> _Work instructions_
Set down only those lines that fall from the line containing "Clone this chart" through the line containing "const money = (v: number)", unchanged and without pictures.

> _Dataset entries_

+++++

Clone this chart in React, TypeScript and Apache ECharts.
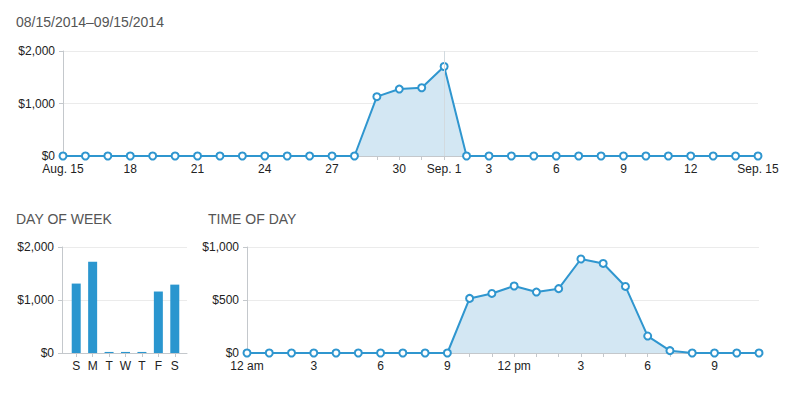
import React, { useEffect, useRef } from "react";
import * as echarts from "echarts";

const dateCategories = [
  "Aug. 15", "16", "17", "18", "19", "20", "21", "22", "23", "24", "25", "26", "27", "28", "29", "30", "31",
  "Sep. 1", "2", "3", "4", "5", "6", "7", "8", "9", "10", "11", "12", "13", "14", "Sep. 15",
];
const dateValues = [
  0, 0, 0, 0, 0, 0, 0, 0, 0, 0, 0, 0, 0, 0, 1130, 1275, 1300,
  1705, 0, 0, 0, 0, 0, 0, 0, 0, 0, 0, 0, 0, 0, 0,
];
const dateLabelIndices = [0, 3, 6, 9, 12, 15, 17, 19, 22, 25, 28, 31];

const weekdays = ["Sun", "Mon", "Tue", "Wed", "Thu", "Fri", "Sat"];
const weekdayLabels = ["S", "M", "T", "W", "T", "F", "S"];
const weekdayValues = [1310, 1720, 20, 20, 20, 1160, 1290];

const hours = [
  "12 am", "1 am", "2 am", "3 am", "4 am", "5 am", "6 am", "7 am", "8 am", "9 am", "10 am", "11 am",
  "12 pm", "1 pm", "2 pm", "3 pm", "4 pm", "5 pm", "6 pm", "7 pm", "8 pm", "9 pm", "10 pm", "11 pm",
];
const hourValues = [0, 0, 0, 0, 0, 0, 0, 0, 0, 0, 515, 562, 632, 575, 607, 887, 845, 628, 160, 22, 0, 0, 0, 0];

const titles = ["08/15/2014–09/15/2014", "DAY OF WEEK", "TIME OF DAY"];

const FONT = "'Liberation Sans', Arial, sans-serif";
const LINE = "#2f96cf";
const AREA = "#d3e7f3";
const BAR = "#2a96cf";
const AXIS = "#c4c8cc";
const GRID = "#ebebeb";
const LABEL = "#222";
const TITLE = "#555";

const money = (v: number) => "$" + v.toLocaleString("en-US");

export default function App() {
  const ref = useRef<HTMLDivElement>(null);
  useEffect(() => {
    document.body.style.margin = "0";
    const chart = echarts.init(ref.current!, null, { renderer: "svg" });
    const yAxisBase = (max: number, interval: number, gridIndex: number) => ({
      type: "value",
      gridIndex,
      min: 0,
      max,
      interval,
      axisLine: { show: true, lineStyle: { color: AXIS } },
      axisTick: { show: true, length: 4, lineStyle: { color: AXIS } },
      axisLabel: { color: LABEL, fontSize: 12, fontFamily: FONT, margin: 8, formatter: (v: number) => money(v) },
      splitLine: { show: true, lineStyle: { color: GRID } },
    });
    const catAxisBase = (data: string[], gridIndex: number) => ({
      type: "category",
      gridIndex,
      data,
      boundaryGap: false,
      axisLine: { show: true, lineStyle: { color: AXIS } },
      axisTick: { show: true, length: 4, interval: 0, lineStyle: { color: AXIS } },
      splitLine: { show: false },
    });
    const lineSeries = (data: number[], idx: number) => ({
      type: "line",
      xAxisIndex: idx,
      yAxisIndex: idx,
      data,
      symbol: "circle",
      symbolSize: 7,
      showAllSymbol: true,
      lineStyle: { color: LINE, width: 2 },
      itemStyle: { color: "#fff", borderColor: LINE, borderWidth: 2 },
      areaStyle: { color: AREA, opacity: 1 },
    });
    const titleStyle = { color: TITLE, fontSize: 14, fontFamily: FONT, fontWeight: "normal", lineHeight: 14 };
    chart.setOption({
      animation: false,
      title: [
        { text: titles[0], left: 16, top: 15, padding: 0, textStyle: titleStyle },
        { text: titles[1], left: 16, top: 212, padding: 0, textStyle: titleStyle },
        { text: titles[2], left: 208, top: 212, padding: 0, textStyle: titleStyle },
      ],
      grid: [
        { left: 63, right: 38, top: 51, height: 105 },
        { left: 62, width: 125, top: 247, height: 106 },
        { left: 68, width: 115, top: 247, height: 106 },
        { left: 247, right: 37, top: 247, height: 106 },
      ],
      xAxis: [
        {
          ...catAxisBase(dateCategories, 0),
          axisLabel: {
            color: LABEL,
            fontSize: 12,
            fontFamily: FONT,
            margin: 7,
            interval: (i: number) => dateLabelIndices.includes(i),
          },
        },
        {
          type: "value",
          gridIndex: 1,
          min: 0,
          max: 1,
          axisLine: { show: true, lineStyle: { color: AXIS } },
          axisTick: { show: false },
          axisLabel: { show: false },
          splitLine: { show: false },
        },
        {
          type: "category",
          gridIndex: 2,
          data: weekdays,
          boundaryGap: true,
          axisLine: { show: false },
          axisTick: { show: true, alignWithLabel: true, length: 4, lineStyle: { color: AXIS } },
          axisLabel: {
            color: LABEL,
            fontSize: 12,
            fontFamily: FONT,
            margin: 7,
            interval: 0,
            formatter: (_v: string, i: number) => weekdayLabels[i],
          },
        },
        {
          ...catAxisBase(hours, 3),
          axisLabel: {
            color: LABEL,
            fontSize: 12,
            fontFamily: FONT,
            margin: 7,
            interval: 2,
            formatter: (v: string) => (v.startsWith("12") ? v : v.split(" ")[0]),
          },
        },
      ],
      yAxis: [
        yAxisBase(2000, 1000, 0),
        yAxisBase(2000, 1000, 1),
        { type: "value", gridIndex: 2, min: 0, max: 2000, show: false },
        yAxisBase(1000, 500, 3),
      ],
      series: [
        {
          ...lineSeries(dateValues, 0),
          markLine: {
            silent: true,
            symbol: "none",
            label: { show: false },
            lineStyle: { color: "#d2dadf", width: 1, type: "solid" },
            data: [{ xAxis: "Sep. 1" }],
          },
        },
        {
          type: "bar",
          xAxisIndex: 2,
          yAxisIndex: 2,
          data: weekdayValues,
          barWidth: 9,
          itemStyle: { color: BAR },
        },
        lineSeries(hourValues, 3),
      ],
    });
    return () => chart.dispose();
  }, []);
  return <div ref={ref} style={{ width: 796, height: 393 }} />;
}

+++++

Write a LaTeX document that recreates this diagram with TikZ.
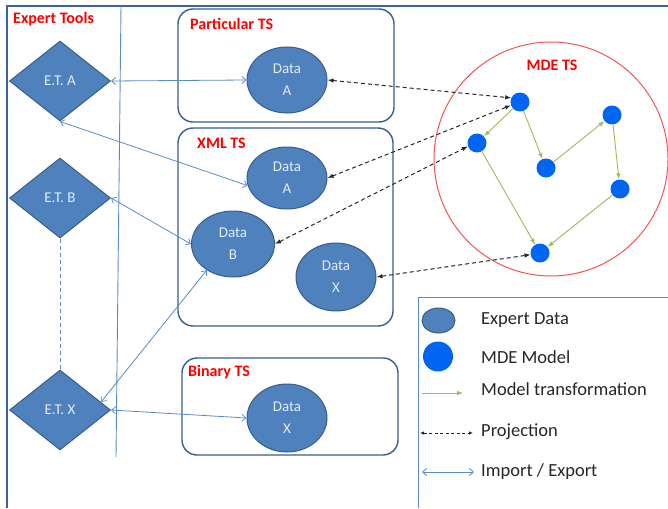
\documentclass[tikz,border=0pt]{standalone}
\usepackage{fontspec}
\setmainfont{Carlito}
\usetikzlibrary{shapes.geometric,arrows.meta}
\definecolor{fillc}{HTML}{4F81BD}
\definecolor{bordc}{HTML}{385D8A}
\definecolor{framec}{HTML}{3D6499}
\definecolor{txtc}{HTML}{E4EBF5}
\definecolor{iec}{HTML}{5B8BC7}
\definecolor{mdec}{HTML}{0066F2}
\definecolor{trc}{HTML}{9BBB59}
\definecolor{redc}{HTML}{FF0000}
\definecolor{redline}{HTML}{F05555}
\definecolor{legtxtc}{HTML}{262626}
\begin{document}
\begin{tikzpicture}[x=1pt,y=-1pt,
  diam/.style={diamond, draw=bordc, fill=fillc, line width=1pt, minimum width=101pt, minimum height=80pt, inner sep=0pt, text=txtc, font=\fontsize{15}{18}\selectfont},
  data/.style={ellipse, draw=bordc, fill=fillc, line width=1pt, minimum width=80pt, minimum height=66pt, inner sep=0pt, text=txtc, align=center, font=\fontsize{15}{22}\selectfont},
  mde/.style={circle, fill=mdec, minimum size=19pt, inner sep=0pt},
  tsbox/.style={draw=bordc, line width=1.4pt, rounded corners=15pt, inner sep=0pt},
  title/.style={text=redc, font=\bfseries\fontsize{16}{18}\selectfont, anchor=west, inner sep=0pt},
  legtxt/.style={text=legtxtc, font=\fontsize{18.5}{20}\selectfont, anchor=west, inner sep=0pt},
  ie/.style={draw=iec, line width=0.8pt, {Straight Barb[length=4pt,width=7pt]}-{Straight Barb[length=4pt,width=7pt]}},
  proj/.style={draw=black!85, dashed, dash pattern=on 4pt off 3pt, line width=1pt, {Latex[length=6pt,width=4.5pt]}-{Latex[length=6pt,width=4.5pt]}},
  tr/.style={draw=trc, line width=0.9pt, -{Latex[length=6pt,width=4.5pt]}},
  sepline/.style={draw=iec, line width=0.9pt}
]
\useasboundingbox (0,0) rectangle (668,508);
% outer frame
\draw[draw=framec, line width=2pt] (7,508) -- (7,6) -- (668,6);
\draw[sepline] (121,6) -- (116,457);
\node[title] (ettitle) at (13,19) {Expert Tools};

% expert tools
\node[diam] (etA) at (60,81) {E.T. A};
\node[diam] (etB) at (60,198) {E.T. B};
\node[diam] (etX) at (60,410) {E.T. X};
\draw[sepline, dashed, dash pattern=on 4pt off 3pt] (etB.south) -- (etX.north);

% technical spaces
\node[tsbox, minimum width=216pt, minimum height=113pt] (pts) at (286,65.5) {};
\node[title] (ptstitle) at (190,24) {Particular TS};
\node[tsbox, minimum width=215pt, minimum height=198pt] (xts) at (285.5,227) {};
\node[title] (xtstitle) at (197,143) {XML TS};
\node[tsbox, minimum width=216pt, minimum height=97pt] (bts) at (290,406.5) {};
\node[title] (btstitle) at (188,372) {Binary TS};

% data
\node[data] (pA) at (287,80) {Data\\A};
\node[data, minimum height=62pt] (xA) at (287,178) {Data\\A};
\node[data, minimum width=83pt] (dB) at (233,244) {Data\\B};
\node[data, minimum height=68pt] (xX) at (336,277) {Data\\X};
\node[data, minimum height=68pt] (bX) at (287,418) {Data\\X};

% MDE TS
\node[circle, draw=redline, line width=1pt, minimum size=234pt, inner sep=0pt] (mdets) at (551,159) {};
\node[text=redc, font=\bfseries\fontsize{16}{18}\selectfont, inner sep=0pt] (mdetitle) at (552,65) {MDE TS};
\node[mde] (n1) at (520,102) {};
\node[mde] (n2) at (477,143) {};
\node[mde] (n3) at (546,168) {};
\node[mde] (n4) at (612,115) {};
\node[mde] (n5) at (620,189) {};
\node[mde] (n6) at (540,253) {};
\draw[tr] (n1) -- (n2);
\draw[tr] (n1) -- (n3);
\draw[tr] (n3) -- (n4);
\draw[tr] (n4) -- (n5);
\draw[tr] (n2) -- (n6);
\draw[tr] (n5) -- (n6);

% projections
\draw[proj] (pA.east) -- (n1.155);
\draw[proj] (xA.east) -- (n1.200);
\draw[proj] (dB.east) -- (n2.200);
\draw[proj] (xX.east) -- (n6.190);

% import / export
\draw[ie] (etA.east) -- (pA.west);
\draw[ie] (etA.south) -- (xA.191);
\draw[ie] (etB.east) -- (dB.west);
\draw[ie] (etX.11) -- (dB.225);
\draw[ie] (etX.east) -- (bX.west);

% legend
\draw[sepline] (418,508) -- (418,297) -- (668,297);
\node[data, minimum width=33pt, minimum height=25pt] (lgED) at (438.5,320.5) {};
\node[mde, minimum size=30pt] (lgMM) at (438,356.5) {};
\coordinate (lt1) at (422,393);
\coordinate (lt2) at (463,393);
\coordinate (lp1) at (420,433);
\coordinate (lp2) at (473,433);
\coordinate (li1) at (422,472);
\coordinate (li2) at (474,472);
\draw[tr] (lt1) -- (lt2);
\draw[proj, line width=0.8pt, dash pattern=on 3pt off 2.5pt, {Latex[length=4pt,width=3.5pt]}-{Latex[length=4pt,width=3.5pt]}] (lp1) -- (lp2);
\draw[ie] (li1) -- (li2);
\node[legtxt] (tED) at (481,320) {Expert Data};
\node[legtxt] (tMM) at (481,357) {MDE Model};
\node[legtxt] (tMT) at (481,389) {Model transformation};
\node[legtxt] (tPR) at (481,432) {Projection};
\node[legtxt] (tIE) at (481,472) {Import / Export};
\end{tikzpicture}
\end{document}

+++++

> _Answer to this problem_
Clone this chart in React, TypeScript and Apache ECharts.
import React, { useEffect, useRef } from "react";
import * as echarts from "echarts";

const dateCategories = [
  "Aug. 15", "16", "17", "18", "19", "20", "21", "22", "23", "24", "25", "26", "27", "28", "29", "30", "31",
  "Sep. 1", "2", "3", "4", "5", "6", "7", "8", "9", "10", "11", "12", "13", "14", "Sep. 15",
];
const dateValues = [
  0, 0, 0, 0, 0, 0, 0, 0, 0, 0, 0, 0, 0, 0, 1130, 1275, 1300,
  1705, 0, 0, 0, 0, 0, 0, 0, 0, 0, 0, 0, 0, 0, 0,
];
const dateLabelIndices = [0, 3, 6, 9, 12, 15, 17, 19, 22, 25, 28, 31];

const weekdays = ["Sun", "Mon", "Tue", "Wed", "Thu", "Fri", "Sat"];
const weekdayLabels = ["S", "M", "T", "W", "T", "F", "S"];
const weekdayValues = [1310, 1720, 20, 20, 20, 1160, 1290];

const hours = [
  "12 am", "1 am", "2 am", "3 am", "4 am", "5 am", "6 am", "7 am", "8 am", "9 am", "10 am", "11 am",
  "12 pm", "1 pm", "2 pm", "3 pm", "4 pm", "5 pm", "6 pm", "7 pm", "8 pm", "9 pm", "10 pm", "11 pm",
];
const hourValues = [0, 0, 0, 0, 0, 0, 0, 0, 0, 0, 515, 562, 632, 575, 607, 887, 845, 628, 160, 22, 0, 0, 0, 0];

const titles = ["08/15/2014–09/15/2014", "DAY OF WEEK", "TIME OF DAY"];

const FONT = "'Liberation Sans', Arial, sans-serif";
const LINE = "#2f96cf";
const AREA = "#d3e7f3";
const BAR = "#2a96cf";
const AXIS = "#c4c8cc";
const GRID = "#ebebeb";
const LABEL = "#222";
const TITLE = "#555";

const money = (v: number) => "$" + v.toLocaleString("en-US");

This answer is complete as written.